## What you should do
Copy the lines of the data below exactly, starting at the first and stopping after the line that contains "plt.rcParams['mathtext.default'] = 'bf'"; include no pictures.

## Dataset excerpt
--- begin ---
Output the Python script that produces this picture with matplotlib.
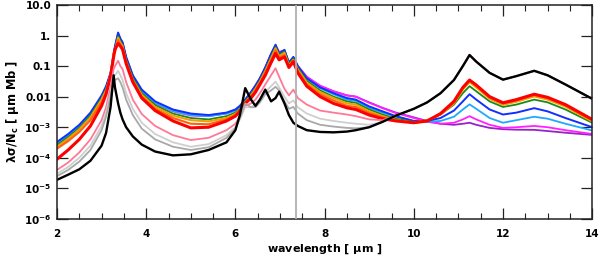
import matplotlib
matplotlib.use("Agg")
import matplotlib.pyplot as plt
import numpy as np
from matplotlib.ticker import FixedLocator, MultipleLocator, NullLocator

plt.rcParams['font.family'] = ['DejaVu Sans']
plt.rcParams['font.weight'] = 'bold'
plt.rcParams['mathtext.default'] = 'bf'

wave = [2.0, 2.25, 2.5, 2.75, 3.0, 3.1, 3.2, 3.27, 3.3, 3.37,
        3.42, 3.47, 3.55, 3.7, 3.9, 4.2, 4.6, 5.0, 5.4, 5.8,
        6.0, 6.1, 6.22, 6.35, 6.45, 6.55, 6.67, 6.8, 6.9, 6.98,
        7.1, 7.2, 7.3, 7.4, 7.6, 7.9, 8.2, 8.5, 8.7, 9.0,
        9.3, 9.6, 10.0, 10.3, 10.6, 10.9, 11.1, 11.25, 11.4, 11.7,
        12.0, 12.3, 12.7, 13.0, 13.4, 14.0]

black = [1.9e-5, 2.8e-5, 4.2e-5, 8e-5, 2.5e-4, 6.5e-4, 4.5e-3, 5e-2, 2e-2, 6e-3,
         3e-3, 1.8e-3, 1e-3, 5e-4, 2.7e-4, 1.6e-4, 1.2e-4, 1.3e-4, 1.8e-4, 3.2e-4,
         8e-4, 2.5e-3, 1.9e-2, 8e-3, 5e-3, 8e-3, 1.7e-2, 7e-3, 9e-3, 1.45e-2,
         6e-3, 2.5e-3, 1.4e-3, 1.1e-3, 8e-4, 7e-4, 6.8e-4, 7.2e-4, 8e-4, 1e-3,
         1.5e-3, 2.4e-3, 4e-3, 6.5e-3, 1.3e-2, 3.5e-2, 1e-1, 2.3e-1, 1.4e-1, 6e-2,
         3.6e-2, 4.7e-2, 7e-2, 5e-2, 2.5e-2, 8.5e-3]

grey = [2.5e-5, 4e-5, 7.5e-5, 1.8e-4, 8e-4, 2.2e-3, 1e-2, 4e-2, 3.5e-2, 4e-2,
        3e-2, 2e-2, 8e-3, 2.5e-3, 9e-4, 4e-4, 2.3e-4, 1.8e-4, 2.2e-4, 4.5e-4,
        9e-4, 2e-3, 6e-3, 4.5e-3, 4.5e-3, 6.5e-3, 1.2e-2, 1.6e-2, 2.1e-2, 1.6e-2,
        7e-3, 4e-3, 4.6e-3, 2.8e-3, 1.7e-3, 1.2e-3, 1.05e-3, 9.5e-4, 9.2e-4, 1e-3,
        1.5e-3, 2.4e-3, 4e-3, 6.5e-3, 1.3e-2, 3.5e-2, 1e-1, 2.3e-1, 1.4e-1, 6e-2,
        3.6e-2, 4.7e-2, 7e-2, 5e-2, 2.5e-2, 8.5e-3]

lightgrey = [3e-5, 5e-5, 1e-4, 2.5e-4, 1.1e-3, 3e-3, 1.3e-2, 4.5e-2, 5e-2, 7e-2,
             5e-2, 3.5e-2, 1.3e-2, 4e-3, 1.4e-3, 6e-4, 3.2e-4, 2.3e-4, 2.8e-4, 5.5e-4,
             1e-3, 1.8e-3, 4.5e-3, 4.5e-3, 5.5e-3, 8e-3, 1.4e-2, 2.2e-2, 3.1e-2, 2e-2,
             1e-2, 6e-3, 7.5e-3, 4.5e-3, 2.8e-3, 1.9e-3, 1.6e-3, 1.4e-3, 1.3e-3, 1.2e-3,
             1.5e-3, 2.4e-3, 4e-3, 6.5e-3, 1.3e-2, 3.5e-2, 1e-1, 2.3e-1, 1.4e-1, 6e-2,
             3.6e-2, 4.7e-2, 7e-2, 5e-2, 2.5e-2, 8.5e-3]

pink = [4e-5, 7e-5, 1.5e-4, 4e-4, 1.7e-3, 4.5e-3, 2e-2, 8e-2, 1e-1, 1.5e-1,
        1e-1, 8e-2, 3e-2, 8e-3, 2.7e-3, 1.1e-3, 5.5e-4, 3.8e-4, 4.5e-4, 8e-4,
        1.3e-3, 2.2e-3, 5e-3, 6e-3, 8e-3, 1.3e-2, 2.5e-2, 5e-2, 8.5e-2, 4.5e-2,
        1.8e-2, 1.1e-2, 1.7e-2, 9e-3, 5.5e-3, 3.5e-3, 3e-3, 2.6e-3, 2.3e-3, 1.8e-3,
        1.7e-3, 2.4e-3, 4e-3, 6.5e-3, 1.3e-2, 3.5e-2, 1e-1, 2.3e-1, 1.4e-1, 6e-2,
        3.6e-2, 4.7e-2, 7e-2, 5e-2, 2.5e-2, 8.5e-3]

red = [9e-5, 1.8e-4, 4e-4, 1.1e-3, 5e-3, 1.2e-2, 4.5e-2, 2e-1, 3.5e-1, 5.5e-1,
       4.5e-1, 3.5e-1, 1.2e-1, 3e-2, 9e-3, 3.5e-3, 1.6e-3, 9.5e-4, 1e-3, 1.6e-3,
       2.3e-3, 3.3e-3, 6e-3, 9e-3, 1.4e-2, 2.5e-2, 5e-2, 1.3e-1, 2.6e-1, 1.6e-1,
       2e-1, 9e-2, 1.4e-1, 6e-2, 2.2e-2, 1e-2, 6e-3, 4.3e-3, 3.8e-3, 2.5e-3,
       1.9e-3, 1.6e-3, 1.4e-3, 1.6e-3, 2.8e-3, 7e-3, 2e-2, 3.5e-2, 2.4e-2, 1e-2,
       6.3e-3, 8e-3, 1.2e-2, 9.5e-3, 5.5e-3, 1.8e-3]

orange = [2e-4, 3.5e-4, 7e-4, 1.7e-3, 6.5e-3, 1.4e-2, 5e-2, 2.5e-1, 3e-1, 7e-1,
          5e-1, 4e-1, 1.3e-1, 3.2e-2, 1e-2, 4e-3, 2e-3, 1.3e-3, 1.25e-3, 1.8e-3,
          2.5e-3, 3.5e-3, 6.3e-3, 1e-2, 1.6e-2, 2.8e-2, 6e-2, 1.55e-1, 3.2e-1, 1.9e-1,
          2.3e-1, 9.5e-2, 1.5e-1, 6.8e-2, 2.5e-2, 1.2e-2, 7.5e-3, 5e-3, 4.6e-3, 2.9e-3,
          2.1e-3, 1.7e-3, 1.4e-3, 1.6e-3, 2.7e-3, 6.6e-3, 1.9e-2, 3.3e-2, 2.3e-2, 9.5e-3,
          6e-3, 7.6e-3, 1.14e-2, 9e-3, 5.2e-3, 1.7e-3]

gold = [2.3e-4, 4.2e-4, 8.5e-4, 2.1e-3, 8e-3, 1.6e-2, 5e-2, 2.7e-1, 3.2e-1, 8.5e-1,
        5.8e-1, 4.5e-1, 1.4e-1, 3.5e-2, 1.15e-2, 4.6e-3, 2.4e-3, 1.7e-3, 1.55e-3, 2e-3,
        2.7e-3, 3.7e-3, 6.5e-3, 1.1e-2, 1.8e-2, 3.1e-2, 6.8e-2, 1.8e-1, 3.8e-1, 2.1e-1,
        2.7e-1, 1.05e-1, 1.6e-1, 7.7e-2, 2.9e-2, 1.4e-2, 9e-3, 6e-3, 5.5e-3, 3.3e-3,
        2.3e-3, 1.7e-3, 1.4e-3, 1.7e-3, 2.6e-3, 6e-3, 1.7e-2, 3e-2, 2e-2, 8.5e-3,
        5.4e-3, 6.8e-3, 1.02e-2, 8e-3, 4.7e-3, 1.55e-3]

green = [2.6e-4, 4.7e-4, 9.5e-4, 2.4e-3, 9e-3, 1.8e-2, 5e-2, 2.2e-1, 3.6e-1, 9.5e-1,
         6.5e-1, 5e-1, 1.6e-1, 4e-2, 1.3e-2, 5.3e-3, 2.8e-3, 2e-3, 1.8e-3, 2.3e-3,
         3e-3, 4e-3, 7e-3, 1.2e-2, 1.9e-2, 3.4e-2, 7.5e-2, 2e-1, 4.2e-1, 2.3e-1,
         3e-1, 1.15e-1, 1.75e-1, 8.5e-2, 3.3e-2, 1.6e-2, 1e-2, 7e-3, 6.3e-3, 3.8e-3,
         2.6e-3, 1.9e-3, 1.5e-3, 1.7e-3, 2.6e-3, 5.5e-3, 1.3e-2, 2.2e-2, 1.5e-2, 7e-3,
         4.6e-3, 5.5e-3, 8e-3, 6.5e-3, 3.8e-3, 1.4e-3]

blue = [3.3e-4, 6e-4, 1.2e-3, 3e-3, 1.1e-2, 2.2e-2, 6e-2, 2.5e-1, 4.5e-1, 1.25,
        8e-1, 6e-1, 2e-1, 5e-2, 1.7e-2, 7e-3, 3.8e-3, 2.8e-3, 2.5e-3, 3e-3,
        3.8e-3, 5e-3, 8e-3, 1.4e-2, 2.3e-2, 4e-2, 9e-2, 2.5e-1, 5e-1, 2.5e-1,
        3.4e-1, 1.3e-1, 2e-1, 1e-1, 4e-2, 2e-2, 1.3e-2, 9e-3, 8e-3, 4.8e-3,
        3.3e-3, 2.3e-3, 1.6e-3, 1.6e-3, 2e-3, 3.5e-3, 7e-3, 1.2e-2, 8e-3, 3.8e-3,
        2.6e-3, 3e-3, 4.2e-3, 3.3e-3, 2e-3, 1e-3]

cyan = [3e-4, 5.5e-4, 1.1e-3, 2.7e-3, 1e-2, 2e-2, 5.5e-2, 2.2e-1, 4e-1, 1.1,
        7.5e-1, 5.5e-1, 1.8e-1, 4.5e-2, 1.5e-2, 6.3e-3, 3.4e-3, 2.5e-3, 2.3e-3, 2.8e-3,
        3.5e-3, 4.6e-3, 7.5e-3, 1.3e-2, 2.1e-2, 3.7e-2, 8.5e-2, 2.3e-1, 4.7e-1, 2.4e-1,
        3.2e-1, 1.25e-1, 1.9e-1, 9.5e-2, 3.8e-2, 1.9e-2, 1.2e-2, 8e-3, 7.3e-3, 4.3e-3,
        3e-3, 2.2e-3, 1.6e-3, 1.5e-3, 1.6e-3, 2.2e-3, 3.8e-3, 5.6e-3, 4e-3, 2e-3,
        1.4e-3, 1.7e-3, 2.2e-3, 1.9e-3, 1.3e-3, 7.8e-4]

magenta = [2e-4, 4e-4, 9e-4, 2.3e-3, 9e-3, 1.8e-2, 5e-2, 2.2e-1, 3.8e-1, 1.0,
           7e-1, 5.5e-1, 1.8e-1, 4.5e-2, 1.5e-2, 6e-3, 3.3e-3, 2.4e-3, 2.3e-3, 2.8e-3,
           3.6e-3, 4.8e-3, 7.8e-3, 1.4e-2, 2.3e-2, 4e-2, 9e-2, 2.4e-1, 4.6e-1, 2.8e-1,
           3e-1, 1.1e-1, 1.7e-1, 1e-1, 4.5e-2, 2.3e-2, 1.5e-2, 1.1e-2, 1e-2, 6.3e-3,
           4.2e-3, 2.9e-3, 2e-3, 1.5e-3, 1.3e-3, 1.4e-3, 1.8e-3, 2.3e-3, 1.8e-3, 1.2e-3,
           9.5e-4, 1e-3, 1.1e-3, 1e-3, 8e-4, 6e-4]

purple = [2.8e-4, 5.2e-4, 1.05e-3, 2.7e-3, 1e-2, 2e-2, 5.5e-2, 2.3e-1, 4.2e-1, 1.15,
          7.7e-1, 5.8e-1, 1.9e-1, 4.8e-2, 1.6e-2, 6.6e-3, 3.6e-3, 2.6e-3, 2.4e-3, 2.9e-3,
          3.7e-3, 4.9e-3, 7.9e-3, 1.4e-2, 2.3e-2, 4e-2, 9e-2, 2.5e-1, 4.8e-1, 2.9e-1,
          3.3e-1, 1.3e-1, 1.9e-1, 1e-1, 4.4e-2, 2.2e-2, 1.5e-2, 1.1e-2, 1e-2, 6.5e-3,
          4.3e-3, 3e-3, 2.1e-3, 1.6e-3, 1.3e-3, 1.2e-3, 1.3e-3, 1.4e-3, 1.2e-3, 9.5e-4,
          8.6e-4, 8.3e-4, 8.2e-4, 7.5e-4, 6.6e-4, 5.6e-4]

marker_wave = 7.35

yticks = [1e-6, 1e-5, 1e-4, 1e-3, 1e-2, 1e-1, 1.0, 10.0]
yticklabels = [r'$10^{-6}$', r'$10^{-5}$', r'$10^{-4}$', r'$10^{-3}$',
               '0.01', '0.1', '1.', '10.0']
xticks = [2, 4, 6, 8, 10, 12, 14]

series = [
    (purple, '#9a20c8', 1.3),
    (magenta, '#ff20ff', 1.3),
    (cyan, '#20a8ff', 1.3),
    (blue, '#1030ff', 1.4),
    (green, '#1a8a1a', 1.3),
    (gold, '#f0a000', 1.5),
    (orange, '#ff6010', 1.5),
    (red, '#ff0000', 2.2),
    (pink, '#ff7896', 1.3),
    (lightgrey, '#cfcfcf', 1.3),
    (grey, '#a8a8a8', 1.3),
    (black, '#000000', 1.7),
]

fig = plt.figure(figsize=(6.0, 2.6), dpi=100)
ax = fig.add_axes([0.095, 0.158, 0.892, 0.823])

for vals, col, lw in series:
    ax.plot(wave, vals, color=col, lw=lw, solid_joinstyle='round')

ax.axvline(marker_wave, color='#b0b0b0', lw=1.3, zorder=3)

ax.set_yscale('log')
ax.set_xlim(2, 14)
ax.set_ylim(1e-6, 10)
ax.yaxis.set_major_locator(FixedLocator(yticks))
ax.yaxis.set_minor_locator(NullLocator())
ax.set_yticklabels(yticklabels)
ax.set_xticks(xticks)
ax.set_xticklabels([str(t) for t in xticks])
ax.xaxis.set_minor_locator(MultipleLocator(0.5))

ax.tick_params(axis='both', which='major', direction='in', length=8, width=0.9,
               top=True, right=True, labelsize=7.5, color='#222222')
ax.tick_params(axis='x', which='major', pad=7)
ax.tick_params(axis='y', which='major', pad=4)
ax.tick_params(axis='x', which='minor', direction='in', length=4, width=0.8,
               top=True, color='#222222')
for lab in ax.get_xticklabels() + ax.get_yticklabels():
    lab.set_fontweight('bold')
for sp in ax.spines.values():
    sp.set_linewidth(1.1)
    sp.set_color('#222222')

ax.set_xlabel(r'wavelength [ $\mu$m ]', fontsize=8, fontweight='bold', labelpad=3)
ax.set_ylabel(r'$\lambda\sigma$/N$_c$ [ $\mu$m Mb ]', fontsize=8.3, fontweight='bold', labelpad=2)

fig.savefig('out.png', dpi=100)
--- end ---
## Result of the exercise
Output the Python script that produces this picture with matplotlib.
import matplotlib
matplotlib.use("Agg")
import matplotlib.pyplot as plt
import numpy as np
from matplotlib.ticker import FixedLocator, MultipleLocator, NullLocator

plt.rcParams['font.family'] = ['DejaVu Sans']
plt.rcParams['font.weight'] = 'bold'
plt.rcParams['mathtext.default'] = 'bf'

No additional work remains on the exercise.